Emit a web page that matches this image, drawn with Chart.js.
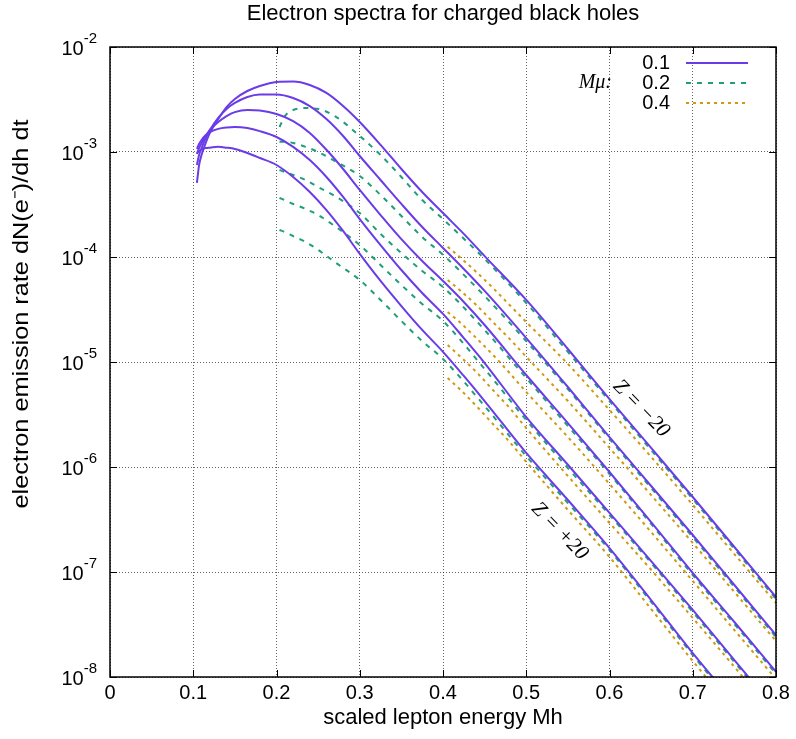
<!DOCTYPE html>
<html>
<head>
<meta charset="utf-8">
<script src="https://cdn.jsdelivr.net/npm/chart.js@4.4.0/dist/chart.umd.min.js"></script>
<style>
  html, body { margin: 0; padding: 0; background: #fff; }
  #contenedor { width: 796px; height: 739px; }
</style>
</head>
<body>
<div id="contenedor"><canvas id="myChart01"></canvas></div>
<script>
// energia escalada Mh de cada familia de curvas
const energia01 = [0.1044, 0.107, 0.11, 0.115, 0.12, 0.13, 0.14, 0.15, 0.165, 0.18, 0.2, 0.22, 0.24, 0.26, 0.28,
  0.3, 0.325, 0.35, 0.375, 0.4, 0.425, 0.45, 0.5, 0.55, 0.6, 0.65, 0.7, 0.75, 0.8];
const energia02 = [0.2036, 0.21, 0.22, 0.235, 0.25, 0.27, 0.3, 0.325, 0.35, 0.375, 0.4, 0.45, 0.5, 0.55, 0.6,
  0.65, 0.7, 0.75, 0.8];
const energia04 = [0.4056, 0.42, 0.44, 0.46, 0.48, 0.5, 0.55, 0.6, 0.65, 0.7, 0.75, 0.8];

// Mmu = 0.1, de Z = -20 (arriba) a Z = +20 (abajo)
const mu01_a = [5.07e-4, 7.5e-4, 9.4e-4, 1.22e-3, 1.52e-3, 2.06e-3, 2.68e-3, 3.2e-3, 3.81e-3, 4.25e-3, 4.64e-3,
  4.69e-3, 4.35e-3, 3.65e-3, 2.74e-3, 1.93e-3, 1.17e-3, 6.89e-4, 4.16e-4, 2.62e-4, 1.66e-4, 1.02e-4, 3.9e-5,
  1.33e-5, 4.44e-6, 1.52e-6, 5.18e-7, 1.73e-7, 5.78e-8];
const mu01_b = [7.52e-4, 9.36e-4, 1.09e-3, 1.36e-3, 1.62e-3, 2.11e-3, 2.57e-3, 2.93e-3, 3.34e-3, 3.53e-3, 3.53e-3,
  3.27e-3, 2.74e-3, 2.06e-3, 1.42e-3, 9.16e-4, 5.41e-4, 3.2e-4, 1.93e-4, 1.22e-4, 7.69e-5, 4.75e-5, 1.69e-5,
  5.78e-6, 1.93e-6, 6.59e-7, 2.25e-7, 7.52e-8, 2.51e-8];
const mu01_c = [9.57e-4, 1.09e-3, 1.22e-3, 1.42e-3, 1.62e-3, 1.93e-3, 2.2e-3, 2.4e-3, 2.51e-3, 2.48e-3, 2.3e-3,
  1.97e-3, 1.52e-3, 1.05e-3, 6.89e-4, 4.35e-4, 2.51e-4, 1.48e-4, 9.16e-5, 5.91e-5, 3.73e-5, 2.25e-5, 7.52e-6,
  2.62e-6, 8.96e-7, 2.99e-7, 9.78e-8, 3.34e-8, 1.12e-8];
const mu01_d = [1.07e-3, 1.19e-3, 1.3e-3, 1.45e-3, 1.55e-3, 1.66e-3, 1.71e-3, 1.73e-3, 1.69e-3, 1.58e-3, 1.39e-3,
  1.12e-3, 8.39e-4, 5.78e-4, 3.73e-4, 2.3e-4, 1.3e-4, 7.52e-5, 4.54e-5, 2.87e-5, 1.69e-5, 9.78e-6, 2.99e-6,
  1.05e-6, 3.65e-7, 1.27e-7, 4.35e-8, 1.45e-8, 4.85e-9];
const mu01_e = [9.78e-4, 1.02e-3, 1.06e-3, 1.09e-3, 1.1e-3, 1.12e-3, 1.1e-3, 1.07e-3, 9.78e-4, 8.77e-4, 7.52e-4,
  5.78e-4, 4.16e-4, 2.8e-4, 1.77e-4, 1.07e-4, 5.91e-5, 3.41e-5, 2.02e-5, 1.25e-5, 7.36e-6, 4.25e-6, 1.36e-6,
  4.85e-7, 1.69e-7, 5.41e-8, 1.69e-8, 5.66e-9, 1.89e-9];

// Mmu = 0.2
const mu02_a = [1.73e-3, 2.2e-3, 2.51e-3, 2.62e-3, 2.57e-3, 2.2e-3, 1.42e-3, 9.36e-4, 5.78e-4, 3.49e-4, 2.3e-4,
  9.57e-5, 3.65e-5, 1.25e-5, 4.25e-6, 1.45e-6, 4.96e-7, 1.66e-7, 5.53e-8];
const mu02_b = [1.25e-3, 1.25e-3, 1.22e-3, 1.12e-3, 1e-3, 8.21e-4, 5.91e-4, 3.9e-4, 2.46e-4, 1.55e-4, 1.05e-4,
  4.25e-5, 1.58e-5, 5.53e-6, 1.85e-6, 6.31e-7, 2.15e-7, 7.2e-8, 2.4e-8];
const mu02_c = [6.74e-4, 6.45e-4, 6.04e-4, 5.41e-4, 4.64e-4, 3.81e-4, 2.62e-4, 1.66e-4, 1.09e-4, 7.36e-5, 5.18e-5,
  2.02e-5, 7.04e-6, 2.46e-6, 8.58e-7, 2.87e-7, 9.36e-8, 3.2e-8, 1.07e-8];
const mu02_d = [3.65e-4, 3.49e-4, 3.2e-4, 2.87e-4, 2.51e-4, 1.97e-4, 1.3e-4, 8.39e-5, 5.41e-5, 3.57e-5, 2.46e-5,
  8.58e-6, 2.8e-6, 9.78e-7, 3.49e-7, 1.22e-7, 4.16e-8, 1.39e-8, 4.64e-9];
const mu02_e = [1.81e-4, 1.73e-4, 1.58e-4, 1.39e-4, 1.17e-4, 8.96e-5, 6.04e-5, 3.9e-5, 2.46e-5, 1.58e-5, 1.07e-5,
  3.81e-6, 1.27e-6, 4.54e-7, 1.62e-7, 5.18e-8, 1.62e-8, 5.41e-9, 1.81e-9];

// Mmu = 0.4
const mu04_a = [1.25e-4, 1e-4, 7.2e-5, 5.07e-5, 3.49e-5, 2.4e-5, 9.57e-6, 3.49e-6, 1.25e-6, 4.35e-7, 1.48e-7, 5.07e-8];
const mu04_b = [6.04e-5, 4.85e-5, 3.49e-5, 2.4e-5, 1.66e-5, 1.12e-5, 4.25e-6, 1.52e-6, 5.41e-7, 1.89e-7, 6.45e-8, 2.2e-8];
const mu04_c = [2.99e-5, 2.4e-5, 1.69e-5, 1.17e-5, 7.86e-6, 5.18e-6, 1.93e-6, 6.89e-7, 2.4e-7, 8.21e-8, 2.8e-8, 9.57e-9];
const mu04_d = [1.45e-5, 1.14e-5, 8.03e-6, 5.41e-6, 3.65e-6, 2.35e-6, 8.21e-7, 2.93e-7, 1.05e-7, 3.65e-8, 1.25e-8, 4.16e-9];
const mu04_e = [7.04e-6, 5.53e-6, 3.81e-6, 2.57e-6, 1.73e-6, 1.12e-6, 3.9e-7, 1.39e-7, 4.44e-8, 1.42e-8, 4.75e-9, 1.58e-9];

// ejes
const xTicks = [0, 0.1, 0.2, 0.3, 0.4, 0.5, 0.6, 0.7, 0.8];
const yExps = [-8, -7, -6, -5, -4, -3, -2];
const leyenda = ['0.1', '0.2', '0.4'];

// etiquetas Z sobre las curvas
const etiquetaZmenos = { texto: 'Z = \u221220', x: 0.638, y: 3.6e-6 };
const etiquetaZmas = { texto: 'Z = +20', x: 0.54, y: 2.45e-7 };

const colorMorado = '#6a3ce8';
const colorVerde = '#1f9e7a';
const colorNaranja = '#cf9a12';
const rayaVerde = [5, 6];
const rayaNaranja = [3, 4];

const fuente = '"Liberation Sans", Arial, Helvetica, sans-serif';
const fuenteSerif = '"Liberation Serif", "Times New Roman", serif';

function serie(xs, ys, color, raya) {
    return {
        data: xs.map((x, i) => ({ x: x, y: ys[i] })),
        borderColor: color,
        borderWidth: 2,
        borderDash: raya,
        pointRadius: 0,
        fill: false,
        cubicInterpolationMode: 'monotone'
    };
}

const datasets = [
    serie(energia01, mu01_a, colorMorado, []),
    serie(energia01, mu01_b, colorMorado, []),
    serie(energia01, mu01_c, colorMorado, []),
    serie(energia01, mu01_d, colorMorado, []),
    serie(energia01, mu01_e, colorMorado, []),
    serie(energia02, mu02_a, colorVerde, rayaVerde),
    serie(energia02, mu02_b, colorVerde, rayaVerde),
    serie(energia02, mu02_c, colorVerde, rayaVerde),
    serie(energia02, mu02_d, colorVerde, rayaVerde),
    serie(energia02, mu02_e, colorVerde, rayaVerde),
    serie(energia04, mu04_a, colorNaranja, rayaNaranja),
    serie(energia04, mu04_b, colorNaranja, rayaNaranja),
    serie(energia04, mu04_c, colorNaranja, rayaNaranja),
    serie(energia04, mu04_d, colorNaranja, rayaNaranja),
    serie(energia04, mu04_e, colorNaranja, rayaNaranja)
];

// marco, ticks hacia dentro, etiquetas log y leyenda al estilo gnuplot
const marco = {
    id: 'marco',
    afterDraw(chart) {
        const { ctx, chartArea: a } = chart;
        const sx = chart.scales.x;
        const sy = chart.scales.y;
        ctx.save();

        ctx.strokeStyle = '#000';
        ctx.lineWidth = 1;
        ctx.beginPath();
        xTicks.forEach(v => {
            const px = Math.round(sx.getPixelForValue(v)) + 0.5;
            ctx.moveTo(px, a.bottom); ctx.lineTo(px, a.bottom - 7);
            ctx.moveTo(px, a.top); ctx.lineTo(px, a.top + 7);
        });
        yExps.forEach(e => {
            const py = Math.round(sy.getPixelForValue(Math.pow(10, e))) + 0.5;
            ctx.moveTo(a.left, py); ctx.lineTo(a.left + 7, py);
            ctx.moveTo(a.right, py); ctx.lineTo(a.right - 7, py);
        });
        ctx.stroke();
        ctx.lineWidth = 1.5;
        ctx.strokeRect(a.left, a.top, a.right - a.left, a.bottom - a.top);

        // etiquetas 10^n
        ctx.fillStyle = '#000';
        ctx.textAlign = 'right';
        ctx.textBaseline = 'middle';
        yExps.forEach(e => {
            const py = sy.getPixelForValue(Math.pow(10, e));
            ctx.font = '15px ' + fuente;
            const exp = '-' + Math.abs(e);
            const w = ctx.measureText(exp).width;
            ctx.fillText(exp, a.left - 13, py - 8);
            ctx.font = '20px ' + fuente;
            ctx.fillText('10', a.left - 13 - w, py + 2);
        });

        // titulo
        ctx.textAlign = 'center';
        ctx.font = '22px ' + fuente;
        ctx.fillText('Electron spectra for charged black holes', (a.left + a.right) / 2, 14);

        // titulo eje y
        ctx.save();
        ctx.translate(22, 314);
        ctx.rotate(-Math.PI / 2);
        ctx.scale(1.15, 1);
        ctx.fillText('electron emission rate dN(e\u207B)/dh dt', 0, 0);
        ctx.restore();

        // leyenda
        const colores = [colorMorado, colorVerde, colorNaranja];
        const rayas = [[], rayaVerde, rayaNaranja];
        ctx.font = '20px ' + fuente;
        leyenda.forEach((t, i) => {
            const py = a.top + 16 + i * 20;
            ctx.textAlign = 'right';
            ctx.fillStyle = '#000';
            ctx.fillText(t, a.right - 106, py);
            ctx.strokeStyle = colores[i];
            ctx.lineWidth = 2;
            ctx.setLineDash(rayas[i]);
            ctx.beginPath();
            ctx.moveTo(a.right - 90, py);
            ctx.lineTo(a.right - 28, py);
            ctx.stroke();
        });
        ctx.setLineDash([]);
        ctx.font = 'italic 20px ' + fuenteSerif;
        ctx.textAlign = 'right';
        ctx.fillText('M\u03BC:', a.right - 164, a.top + 36);

        // Z = -20 y Z = +20
        ctx.textAlign = 'center';
        ctx.font = 'italic 21px ' + fuenteSerif;
        [etiquetaZmenos, etiquetaZmas].forEach(et => {
            ctx.save();
            ctx.translate(sx.getPixelForValue(et.x), sy.getPixelForValue(et.y));
            ctx.rotate(46 * Math.PI / 180);
            ctx.fillText(et.texto, 0, 0);
            ctx.restore();
        });

        ctx.restore();
    }
};

let myChart1;
function show_grafico_01() {
    if (myChart1) myChart1.destroy();
    const grafica = document.querySelector('#myChart01');

    myChart1 = new Chart(grafica, {
        type: 'line',
        data: { datasets: datasets },
        options: {
            responsive: true,
            maintainAspectRatio: false,
            animation: false,
            devicePixelRatio: 1,
            layout: { padding: { top: 47, right: 20, bottom: 0, left: 0 } },
            plugins: {
                legend: { display: false },
                title: { display: false },
                tooltip: { enabled: false }
            },
            scales: {
                x: {
                    type: 'linear',
                    min: 0,
                    max: 0.8,
                    afterBuildTicks: scale => { scale.ticks = xTicks.map(v => ({ value: v })); },
                    afterFit: scale => { scale.height = 62; },
                    ticks: {
                        color: '#000',
                        padding: 4,
                        maxRotation: 0,
                        font: { family: fuente, size: 20 },
                        callback: v => (v === 0 ? '0' : v.toFixed(1))
                    },
                    grid: { color: 'rgba(0,0,0,0.6)', lineWidth: 1, drawTicks: false },
                    border: { display: false, dash: [1, 2] },
                    title: {
                        display: true,
                        text: 'scaled lepton energy Mh',
                        color: '#000',
                        font: { family: fuente, size: 22 },
                        padding: { top: 0, bottom: 8 }
                    }
                },
                y: {
                    type: 'logarithmic',
                    min: 1e-8,
                    max: 1e-2,
                    afterBuildTicks: scale => { scale.ticks = yExps.map(e => ({ value: Math.pow(10, e) })); },
                    afterFit: scale => { scale.width = 110; },
                    ticks: { display: false },
                    grid: { color: 'rgba(0,0,0,0.6)', lineWidth: 1, drawTicks: false },
                    border: { display: false, dash: [1, 2] }
                }
            }
        },
        plugins: [marco]
    });
}

show_grafico_01();
</script>
</body>
</html>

::::

Leave out the pictures. Transcribe only the lines above, from the first through the one that contains "0.48, 0.5, 0.55, 0.6, 0.65, 0.7, 0.75, 0.8];".

* _Final result_:
Emit a web page that matches this image, drawn with Chart.js.
<!DOCTYPE html>
<html>
<head>
<meta charset="utf-8">
<script src="https://cdn.jsdelivr.net/npm/chart.js@4.4.0/dist/chart.umd.min.js"></script>
<style>
  html, body { margin: 0; padding: 0; background: #fff; }
  #contenedor { width: 796px; height: 739px; }
</style>
</head>
<body>
<div id="contenedor"><canvas id="myChart01"></canvas></div>
<script>
// energia escalada Mh de cada familia de curvas
const energia01 = [0.1044, 0.107, 0.11, 0.115, 0.12, 0.13, 0.14, 0.15, 0.165, 0.18, 0.2, 0.22, 0.24, 0.26, 0.28,
  0.3, 0.325, 0.35, 0.375, 0.4, 0.425, 0.45, 0.5, 0.55, 0.6, 0.65, 0.7, 0.75, 0.8];
const energia02 = [0.2036, 0.21, 0.22, 0.235, 0.25, 0.27, 0.3, 0.325, 0.35, 0.375, 0.4, 0.45, 0.5, 0.55, 0.6,
  0.65, 0.7, 0.75, 0.8];
const energia04 = [0.4056, 0.42, 0.44, 0.46, 0.48, 0.5, 0.55, 0.6, 0.65, 0.7, 0.75, 0.8];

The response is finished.